[Source code of charts]
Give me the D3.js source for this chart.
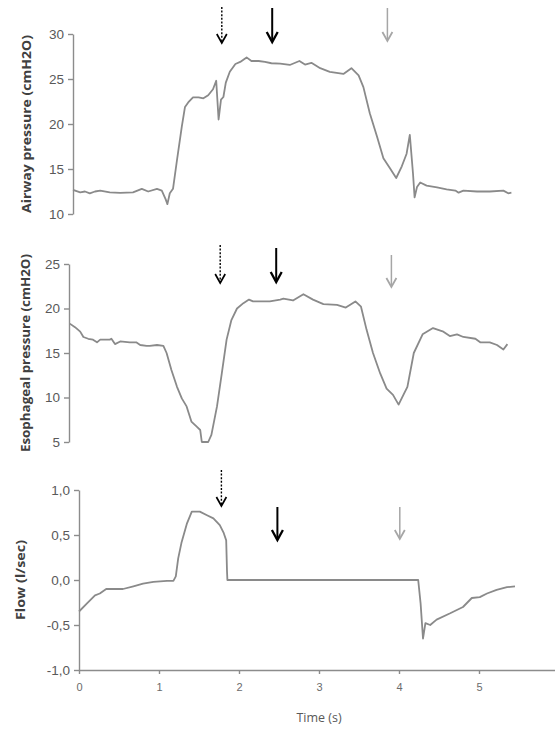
<!DOCTYPE html>
<html>
<head>
<meta charset="utf-8">
<script src="https://cdn.jsdelivr.net/npm/d3@7"></script>
<style>
  body { margin: 0; background: #fff; }
  svg { display: block; font-family: "Open Sans", sans-serif; }
</style>
</head>
<body>
<div id="chart"></div>
<script>
// time (s), value pairs
var airwayData = [
  [0.00, 12.67], [0.09, 12.4], [0.15, 12.5], [0.21, 12.3], [0.275, 12.5], [0.34, 12.6],
  [0.46, 12.4], [0.59, 12.35], [0.75, 12.4], [0.86, 12.8], [0.94, 12.5], [1.05, 12.8],
  [1.11, 12.6], [1.16, 11.6], [1.18, 11.1], [1.21, 12.3], [1.25, 12.8], [1.30, 16.0],
  [1.36, 19.7], [1.40, 21.9], [1.44, 22.4], [1.50, 22.96], [1.57, 22.96], [1.63, 22.85],
  [1.69, 23.2], [1.75, 23.86], [1.79, 24.8], [1.82, 20.5], [1.85, 22.7], [1.88, 23.0],
  [1.91, 24.6], [1.96, 25.8], [2.03, 26.67], [2.09, 26.9], [2.17, 27.4], [2.23, 27.0],
  [2.32, 27.0], [2.40, 26.9], [2.48, 26.75], [2.59, 26.7], [2.71, 26.56], [2.83, 27.0],
  [2.90, 26.6], [2.98, 26.8], [3.09, 26.2], [3.21, 25.8], [3.38, 25.56], [3.48, 26.2],
  [3.57, 25.4], [3.63, 24.1], [3.71, 21.2], [3.80, 18.6], [3.88, 16.2], [3.96, 15.1],
  [4.04, 14.0], [4.11, 15.3], [4.17, 16.7], [4.21, 18.8], [4.25, 14.5], [4.27, 11.85],
  [4.30, 13.0], [4.34, 13.5], [4.42, 13.15], [4.55, 12.96], [4.67, 12.74], [4.78, 12.6],
  [4.82, 12.37], [4.88, 12.6], [5.05, 12.5], [5.21, 12.5], [5.38, 12.6], [5.44, 12.3],
  [5.48, 12.37]
];

var esophagealData = [
  [0.01, 18.3], [0.075, 17.9], [0.14, 17.4], [0.18, 16.8], [0.24, 16.6], [0.30, 16.5],
  [0.35, 16.2], [0.39, 16.5], [0.51, 16.5], [0.53, 16.6], [0.575, 16.0], [0.64, 16.3],
  [0.76, 16.2], [0.84, 16.2], [0.89, 15.9], [0.97, 15.8], [1.01, 15.8], [1.10, 15.9],
  [1.18, 15.8], [1.22, 15.0], [1.28, 13.1], [1.35, 11.2], [1.41, 9.9], [1.47, 9.0],
  [1.53, 7.3], [1.60, 6.7], [1.64, 6.35], [1.66, 5.0], [1.74, 5.0], [1.78, 5.8],
  [1.85, 9.0], [1.91, 12.7], [1.97, 16.5], [2.03, 18.7], [2.10, 20.0], [2.18, 20.6],
  [2.25, 21.0], [2.30, 20.8], [2.39, 20.8], [2.51, 20.8], [2.64, 21.0], [2.68, 21.1],
  [2.80, 20.9], [2.93, 21.6], [3.05, 21.0], [3.18, 20.5], [3.35, 20.4], [3.46, 20.1],
  [3.58, 20.8], [3.65, 20.2], [3.72, 17.6], [3.80, 15.0], [3.89, 12.7], [3.97, 11.0],
  [4.05, 10.3], [4.12, 9.2], [4.18, 10.3], [4.23, 11.2], [4.31, 15.0], [4.42, 17.1],
  [4.55, 17.8], [4.68, 17.4], [4.76, 16.9], [4.85, 17.1], [4.93, 16.8], [5.08, 16.6],
  [5.14, 16.2], [5.26, 16.2], [5.35, 15.9], [5.43, 15.4], [5.48, 16.0]
];

var flowData = [
  [0.00, -0.35], [0.10, -0.26], [0.20, -0.17], [0.26, -0.15], [0.34, -0.10], [0.43, -0.10],
  [0.55, -0.10], [0.68, -0.07], [0.80, -0.04], [0.93, -0.02], [1.10, -0.01], [1.18, -0.01],
  [1.21, 0.04], [1.24, 0.24], [1.28, 0.41], [1.35, 0.63], [1.41, 0.76], [1.51, 0.76],
  [1.60, 0.72], [1.68, 0.685], [1.76, 0.61], [1.81, 0.52], [1.84, 0.44], [1.85, 0.10],
  [1.855, 0.0], [4.24, 0.0], [4.27, -0.26], [4.30, -0.65], [4.33, -0.48], [4.39, -0.50],
  [4.47, -0.44], [4.64, -0.37], [4.80, -0.30], [4.91, -0.20], [5.01, -0.19], [5.10, -0.15],
  [5.22, -0.11], [5.35, -0.08], [5.45, -0.07]
];

// arrow times: dotted, black, grey
var airwayArrows = [1.86, 2.49, 3.93];
var esophagealArrows = [1.89, 2.59, 4.03];
var flowArrows = [1.78, 2.48, 4.01];

var airwayTicks = [10, 15, 20, 25, 30];
var esophagealTicks = [5, 10, 15, 20, 25];
var flowTicks = [-1, -0.5, 0, 0.5, 1];
var timeTicks = [0, 1, 2, 3, 4, 5];

var width = 555, height = 729;
var pxPerSec = 80;

var arrowStyles = [
  { stroke: "#000", width: 1.4, dash: "2,1.6", headW: 5, headH: 9 },
  { stroke: "#000", width: 2, dash: null, headW: 5.5, headH: 10 },
  { stroke: "#a6a6a6", width: 1.5, dash: null, headW: 5, headH: 9 }
];

var panels = [
  { data: airwayData, ticks: airwayTicks, domain: [10, 30], yRange: [214, 34], x0: 73,
    title: "Airway pressure (cmH2O)", titleX: 26, titleLen: 178, fmt: d3.format("d"),
    arrows: airwayArrows, arrowY: [[7, 43], [8, 42], [8, 41]] },
  { data: esophagealData, ticks: esophagealTicks, domain: [5, 25], yRange: [442, 264], x0: 69,
    title: "Esophageal pressure (cmH2O)", titleX: 25, titleLen: 198, fmt: d3.format("d"),
    arrows: esophagealArrows, arrowY: [[245, 283], [248, 282], [255, 287]] },
  { data: flowData, ticks: flowTicks, domain: [-1, 1], yRange: [670, 490], x0: 79,
    title: "Flow (l/sec)", titleX: 20, titleLen: 80, fmt: d => d3.format(".1f")(d).replace(".", ",").replace("−", "-"),
    arrows: flowArrows, arrowY: [[470, 506], [507, 540], [507, 539]], xAxis: true }
];

var svg = d3.select("#chart").append("svg")
  .attr("width", width)
  .attr("height", height);

panels.forEach(function (p) {
  var x = d3.scaleLinear().domain([0, 6]).range([p.x0, p.x0 + 6 * pxPerSec]);
  var y = d3.scaleLinear().domain(p.domain).range(p.yRange);

  var g = svg.append("g");

  var yAxis = g.append("g")
    .attr("transform", `translate(${p.x0},0)`)
    .call(d3.axisLeft(y).tickValues(p.ticks).tickSize(5).tickSizeOuter(0).tickFormat(p.fmt));

  if (p.xAxis) {
    g.append("g")
      .attr("transform", `translate(0,${p.yRange[0]})`)
      .call(d3.axisBottom(x).tickValues(timeTicks).tickSize(4).tickSizeOuter(0).tickFormat(d3.format("d")))
      .call(a => a.selectAll("text").attr("dy", "1.25em").attr("font-size", 11).attr("fill", "#6b6b6b"));

    svg.append("text")
      .attr("x", x(3))
      .attr("y", 722)
      .attr("text-anchor", "middle")
      .attr("font-size", 12.5)
      .attr("fill", "#595959")
      .text("Time (s)");
  }

  yAxis.selectAll("text")
    .attr("font-size", 13.5)
    .attr("fill", "#595959")
    .attr("x", -9);

  svg.selectAll(".domain").attr("stroke", "#8c8c8c").attr("stroke-width", 1.4);
  svg.selectAll(".tick line").attr("stroke", "#8c8c8c").attr("stroke-width", 1.4);

  var midY = (p.yRange[0] + p.yRange[1]) / 2;
  svg.append("text")
    .attr("transform", `translate(${p.titleX},${midY}) rotate(-90)`)
    .attr("text-anchor", "middle")
    .attr("dy", "0.35em")
    .attr("font-size", 13)
    .attr("font-weight", "bold")
    .attr("fill", "#404040")
    .attr("textLength", p.titleLen)
    .attr("lengthAdjust", "spacingAndGlyphs")
    .text(p.title);

  var line = d3.line()
    .x(d => x(d[0]))
    .y(d => y(d[1]));

  g.append("path")
    .datum(p.data)
    .attr("fill", "none")
    .attr("stroke", "#8a8a8a")
    .attr("stroke-width", 1.8)
    .attr("stroke-linejoin", "round")
    .attr("d", line);

  // arrows
  p.arrows.forEach(function (t, i) {
    var s = arrowStyles[i];
    var ax = x(t), y0 = p.arrowY[i][0], y1 = p.arrowY[i][1];
    g.append("line")
      .attr("x1", ax).attr("x2", ax)
      .attr("y1", y0).attr("y2", y1 - 1)
      .attr("stroke", s.stroke)
      .attr("stroke-width", s.width)
      .attr("stroke-dasharray", s.dash);
    g.append("path")
      .attr("d", `M${ax - s.headW},${y1 - s.headH}L${ax},${y1}L${ax + s.headW},${y1 - s.headH}`)
      .attr("fill", "none")
      .attr("stroke", s.stroke)
      .attr("stroke-width", s.width + 0.3);
  });
});
</script>
</body>
</html>
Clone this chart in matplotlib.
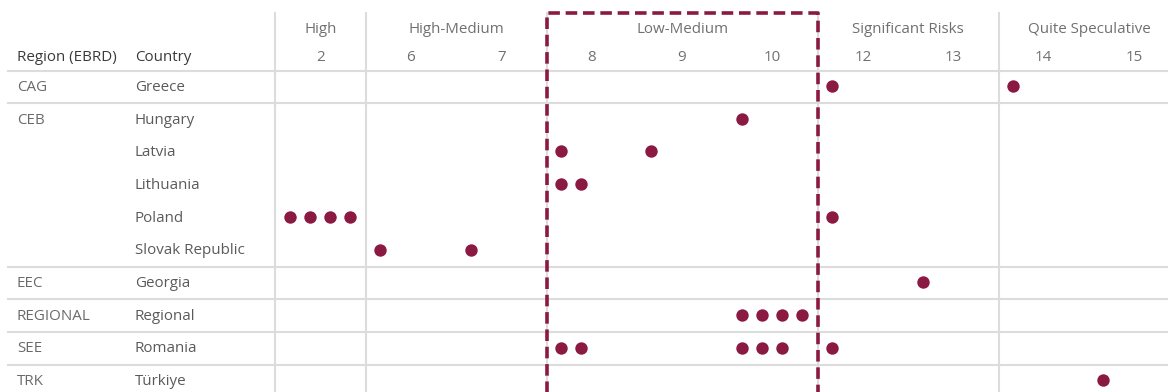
import matplotlib.pyplot as plt
import numpy as np

# rating groups and the sub-ratings under each
groups = ['High', 'High-Medium', 'Low-Medium', 'Significant Risks', 'Quite Speculative']
group_ratings = [[2], [6, 7], [8, 9, 10], [12, 13], [14, 15]]

regions = ['CAG', 'CEB', 'CEB', 'CEB', 'CEB', 'CEB', 'EEC', 'REGIONAL', 'SEE', 'TRK']
countries = ['Greece', 'Hungary', 'Latvia', 'Lithuania', 'Poland', 'Slovak Republic',
             'Georgia', 'Regional', 'Romania', 'Türkiye']

# number of projects per country and rating
counts = {
    'Greece': {12: 1, 14: 1},
    'Hungary': {10: 1},
    'Latvia': {8: 1, 9: 1},
    'Lithuania': {8: 2},
    'Poland': {2: 4, 12: 1},
    'Slovak Republic': {6: 1, 7: 1},
    'Georgia': {13: 1},
    'Regional': {10: 4},
    'Romania': {8: 2, 10: 3, 12: 1},
    'Türkiye': {15: 1},
}

dot_color = '#8a1a42'
grid_color = '#dcdcdc'
plt.rcParams['font.family'] = ['Open Sans', 'DejaVu Sans']
fs = 10.9

fig = plt.figure(figsize=(11.68, 3.92), dpi=100)
ax = fig.add_axes([0, 0, 1, 1])
ax.set_xlim(0, 1168)
ax.set_ylim(392, 0)
ax.axis('off')

# layout (pixels)
col0 = 275.3
col_w = 90.4
row0 = 70.5
row_h = 32.7
top = 13

ratings = [r for g in group_ratings for r in g]
col_left = {r: col0 + i * col_w for i, r in enumerate(ratings)}

# header
ax.text(17, 57, 'Region (EBRD)', fontsize=fs, color='#3a3a3a', va='center')
ax.text(135, 57, 'Country', fontsize=fs, color='#3a3a3a', va='center')
for r in ratings:
    ax.text(col_left[r] + col_w / 2, 57, str(r), fontsize=fs, color='#707070',
            ha='center', va='center')

for g, rs in zip(groups, group_ratings):
    left = col_left[rs[0]]
    ax.text(left + len(rs) * col_w / 2, 29, g, fontsize=fs, color='#707070',
            ha='center', va='center')
    ax.plot([left, left], [top, 392], color=grid_color, lw=1.5, zorder=1)

# horizontal separators between regions
ax.plot([8, 1168], [row0, row0], color=grid_color, lw=1.5, zorder=1)
for k in range(1, len(regions)):
    if regions[k] != regions[k - 1]:
        y = row0 + k * row_h
        ax.plot([8, 1168], [y, y], color=grid_color, lw=1.5, zorder=1)

# row labels and dots
for k, (reg, c) in enumerate(zip(regions, countries)):
    y = row0 + (k + 0.5) * row_h
    if k == 0 or regions[k - 1] != reg:
        ax.text(17, y + 0.5, reg, fontsize=fs, color='#6a6a6a', va='center')
    ax.text(135, y + 0.5, c, fontsize=fs, color='#5a5a5a', va='center')
    for r, n in counts[c].items():
        xs = col_left[r] + 14.5 + 20 * np.arange(n)
        ax.scatter(xs, [y - 0.8] * n, s=80, color=dot_color, linewidths=0, zorder=3)

# dashed box around Low-Medium
lm = group_ratings[2]
x1 = col_left[lm[0]]
x2 = col_left[lm[-1]] + col_w
ax.plot([x1, x1, x2, x2], [400, top, top, 400], color=dot_color, lw=2.6,
        linestyle=(0, (3.2, 1.6)), zorder=4, solid_joinstyle='miter')

fig.savefig('out.png', dpi=100)
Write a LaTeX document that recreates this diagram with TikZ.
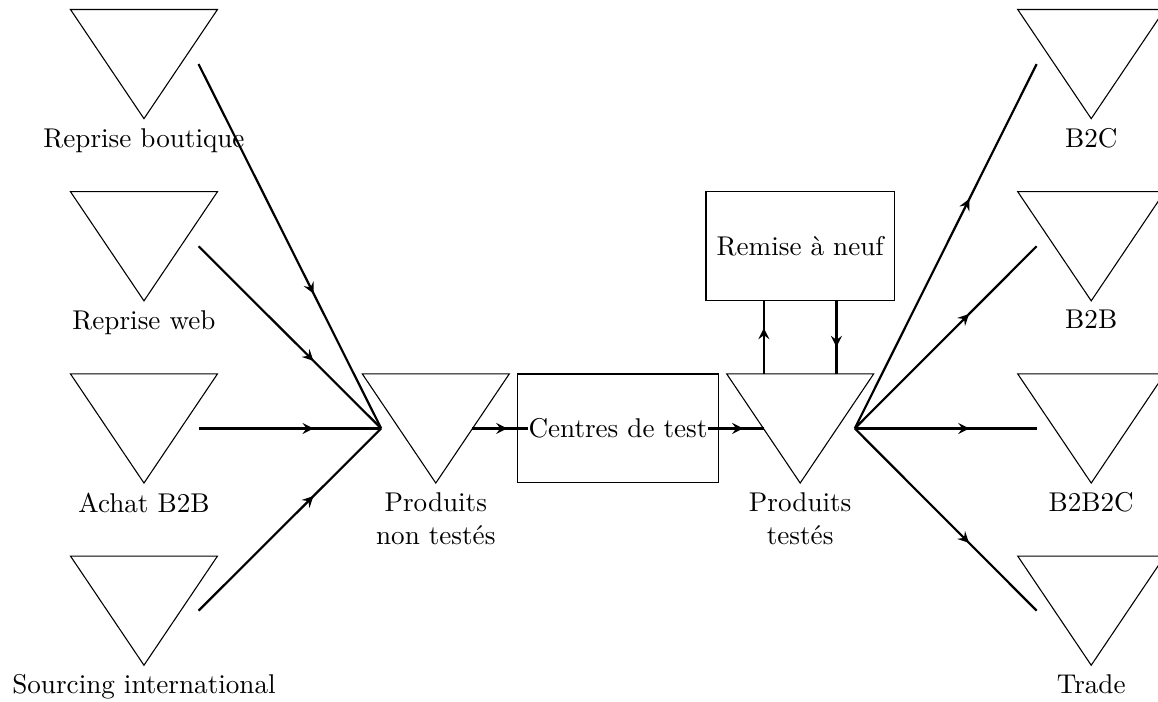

**TASK TO COMPLETE:** Both the line with "Clone this chart in matplotlib." and the line with "i * col_w for" are included: reproduce them and every line between, exactly, with pictures omitted.

**TASK ANSWER:**
Clone this chart in matplotlib.
import matplotlib.pyplot as plt
import numpy as np

# rating groups and the sub-ratings under each
groups = ['High', 'High-Medium', 'Low-Medium', 'Significant Risks', 'Quite Speculative']
group_ratings = [[2], [6, 7], [8, 9, 10], [12, 13], [14, 15]]

regions = ['CAG', 'CEB', 'CEB', 'CEB', 'CEB', 'CEB', 'EEC', 'REGIONAL', 'SEE', 'TRK']
countries = ['Greece', 'Hungary', 'Latvia', 'Lithuania', 'Poland', 'Slovak Republic',
             'Georgia', 'Regional', 'Romania', 'Türkiye']

# number of projects per country and rating
counts = {
    'Greece': {12: 1, 14: 1},
    'Hungary': {10: 1},
    'Latvia': {8: 1, 9: 1},
    'Lithuania': {8: 2},
    'Poland': {2: 4, 12: 1},
    'Slovak Republic': {6: 1, 7: 1},
    'Georgia': {13: 1},
    'Regional': {10: 4},
    'Romania': {8: 2, 10: 3, 12: 1},
    'Türkiye': {15: 1},
}

dot_color = '#8a1a42'
grid_color = '#dcdcdc'
plt.rcParams['font.family'] = ['Open Sans', 'DejaVu Sans']
fs = 10.9

fig = plt.figure(figsize=(11.68, 3.92), dpi=100)
ax = fig.add_axes([0, 0, 1, 1])
ax.set_xlim(0, 1168)
ax.set_ylim(392, 0)
ax.axis('off')

# layout (pixels)
col0 = 275.3
col_w = 90.4
row0 = 70.5
row_h = 32.7
top = 13

ratings = [r for g in group_ratings for r in g]
col_left = {r: col0 + i * col_w for i, r in enumerate(ratings)}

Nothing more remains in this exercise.